One of the beautiful things about Vermonters’ initial response to Irene was how politics played no part in it. It was as if partisanship vaporized in the light of what was truly important. Even Shumlin himself recognized this when he appointed Neale Lunderville, Governor Dougals’ Secretary of Administration, to head the recovery effort. But today, with this craven attempt to politicize the first anniversary of Irene (and his clear belief that he can now get away with it) Shumlin is sending a cynical signal that he thinks the true non-partisan, apolitical spirit of “Vermont Strong” is actually dead.

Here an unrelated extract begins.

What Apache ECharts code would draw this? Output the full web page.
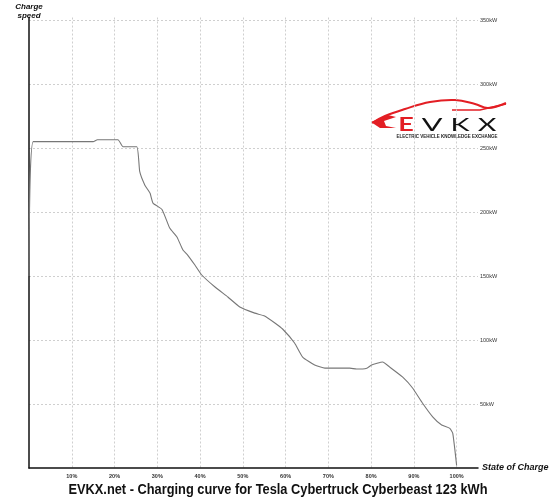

The other defining characteristics of the Irene recovery are selflessness and charity. Ordinary people opened their wallets (in some cases their homes), they donated their time and talents in an awesome display of generosity. That Peter Shumlin is now exploiting Irene for purely selfish political purposes, and the fact that he is doing it on the taxpayers’ dime by dishonestly claiming this whole charade is not really a campaign event, is perhaps the most inappropriate way imaginable to “commemorate” the anniversary of the disaster. It would be laughable if it weren’t so outrageous.
Peter Shumlin will be handing out license plates during his tour that say, “I’m Vermont Strong.” (He apparently has some pretty clear ideas about who the “I” in that statement is.) But, if you get the chance, remind him that he’s got it wrong. Those license plates really should say, “WE’re Vermont Strong.”